Tag Archives: critical pedagogy

Intervention Outline: ‘Hairy Drawing’ workshop

I will ground my intervention in the architecture design studio context, more particularly in the vertical studio (2nd and 3rd year undergraduate students) that I teach together with my colleague Roland Reemaa. That means I will be working with a diverse group of approx. 20 students – a cohort I get to know well, as I meet them for an entire day almost every week across the academic year.

As a crude summary, the architecture design studio (design unit) at CSM Spatial Practices consists of:

  • Tutors provide a theme the studio is focussing on for the entire academic year (e.g. Circular Economy in the built environment);
  • Tutors assign a site where students propose an architecture project (e.g. Meridian Water in LB Enfield);
  • Students are working on the same site, but each proposes an independent project. There is no requirement for an independent project to align with their peers’ work;
  • The studio consists of 2nd and 3rd year students, whose briefs are somewhat different. However, in the end of the academic year, everyone hands in a portfolio of work consisting of their interpretation of the site and the theme, and most importantly, a proposal for an architecture project.
A studio meeting in Spring 2023. Photo: Laura Linsi

I have two main issues with the workings of the design studio that I would like my intervention to tackle:

  1. The individualistic practices (Garrett 2024) of architecture education. These enforce the idea of meritocracy (Wong et al. 2021), create blindness to personal circumstances, and remove opportunities to learn from the rich diversity of others’ life experiences and knowledge, i.e. hinder empathy (Rekis 2023, hooks 1994). 
  2. UAL admission policies have successfully increased diversity in the student cohort, but tutors are not provided with resource (most of all time) to go beyond it (re-think teaching, give extra attention to inter-personal relationships amongst students), which means diversification might become a mere tick box exercise (Tate 2018, Sadiq 2023). 

With my teaching practice, I am striving to work against the isolating nature of the independent architecture project across the academic year, engage in critical pedagogy (Freire 1970) and to establish a learning community (hooks 1994). However, it is not within my power to change the overall brief the students receive, indeed, it is not even in the power of the heads of the department, as architecture education is governed by a national umbrella organisation – Architects Registration Board – because ‘architect’ is a protected title. However, across the academic year, we (both in my studio and more widely in the department) are trying to create various points of communal learning. One point for intervening that Roland Reemaa and myself have identified in our design studio is in the first month of the unit when we do a series of group visits to the site we have assigned for the students. At this point in the year, the students haven’t yet started working on their personal projects, and have a clear common ground. We propose to bring their individual experiences of this common ground (i.e. the site) together by creating a shared mapping. 

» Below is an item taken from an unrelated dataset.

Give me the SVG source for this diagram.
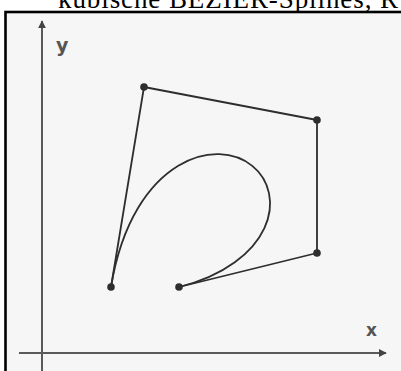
<svg xmlns="http://www.w3.org/2000/svg" width="401" height="371" viewBox="0 0 401 371">
<style>
.poly{fill:none;stroke:#2e2e2e;stroke-width:1.8;stroke-linejoin:round}
.curve{fill:none;stroke:#2e2e2e;stroke-width:1.8}
.axis{fill:none;stroke:#5a5a5a;stroke-width:2}
.pt{fill:#2e2e2e}
.lbl{font-family:"DejaVu Sans",sans-serif;fill:#555}
.head{font-family:"Liberation Serif",serif;font-size:27px;fill:#000}
</style>
<defs>
<marker id="arr" viewBox="0 0 10 10" refX="9" refY="5" markerWidth="4" markerHeight="4" orient="auto" markerUnits="strokeWidth">
<path d="M0,0 L10,5 L0,10 z" fill="#444"/>
</marker>
</defs>
<rect width="401" height="371" fill="#fff"/>
<text class="head" x="58" y="8" textLength="340" lengthAdjust="spacing">kubische BEZIER-Splines, R</text>
<rect x="5.5" y="12" width="400" height="370" fill="#f6f6f6" stroke="#000" stroke-width="2.6"/>
<g id="axes">
<line class="axis" x1="42" y1="371" x2="42" y2="21" marker-end="url(#arr)"/>
<line class="axis" x1="19" y1="353" x2="386" y2="353" marker-end="url(#arr)"/>
<text class="lbl" x="56" y="52" font-size="19" font-weight="bold">y</text>
<text class="lbl" x="366" y="336" font-size="17" font-weight="bold">x</text>
</g>
<g id="connectors">
<polyline class="poly" points="111,287 144,87 317,120 317,253 179,287"/>
<path class="curve" d="M111,287 C122,220.3 150.05,182.9 178.3,165.8 C206.55,148.7 235,152 252.25,165.9 C269.5,179.7 275.55,204.1 264.4,228.05 C253.3,252 225,275.7 179,287"/>
</g>
<g id="P0"><circle class="pt" cx="111" cy="287" r="3.8"/></g>
<g id="P1"><circle class="pt" cx="144" cy="87" r="3.8"/></g>
<g id="P2"><circle class="pt" cx="317" cy="120" r="3.8"/></g>
<g id="P3"><circle class="pt" cx="317" cy="253" r="3.8"/></g>
<g id="P4"><circle class="pt" cx="179" cy="287" r="3.8"/></g>
</svg>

My proposed intervention consists of the following parts:

  1. Group visit to the site we assigned to the students;
  2. Gathering back at our studio space at CSM to set up stations for the mapping exercise;
  3. Communal mapping (in 4–5 groups);
  4. Group pin-up and discussion.

The aim is to go beyond individual learning by listening to others’ perspectives and by collaborating with them on a shared drawing, i.e. communally created artefact. The intervention engages with humanising the students – seeing them as thinking, ‘feeling and doing beings’, and so with critical pedagogy (Hill & Singh 2018). We rely on a drawing method called ‘Hairy Drawing’ developed by the London architecture office East (East 2009).

A slide introducing the ‘Hairy Drawing’ method with outtakes from East’s book Expressing Interest (East 2009).

Key references:

East (2009) Expressing Interest. London: East, pp 147–150.

Freire, P. (1970) Pedagogy of the Oppressed. New York: Bloomsbury Academic.

Hill, V. & Singh, G. (2018) Critical Pedagogy #4 ‘What does it look like in practice?’ [Online] Available at: https://www.youtube.com/watch?v=K6ghTlyBDNk [Accessed 20 Jan. 2025].

hooks, b. (1994). Teaching to Transgress. Educations as the Practice of Freedom. New York: Routledge.

Garrett, R. (2024). Racism shapes careers: career trajectories and imagined futures of racialised minority PhDs in UK higher education. Globalisation, Societies and Education, pp.1–15.

Rekis, J. (2023) Religious Identity and Epistemic Injustice: An Intersectional Account. Hypatia 38, pp 779–800.

Sadiq, A. (2023) Diversity, Equity & Inclusion. Learning how to get it right. TEDx [Online]. Youtube. 2 March.

Tate, S.A. (2018) Tackling the ‘BPOC’ Attainment Gap in UK Universities [Online]. Youtube. TEDx/Re:Act, Royal School of Speech & Drama. October.

Wong, B., Elmorally, R., Copsey-Blake, M., Highwood, E. & Singarayer, J. (2021) Is race still relevant? Student perceptions and experiences of racism in higher education. Cambridge Journal of Education, 51(3), pp 359-375.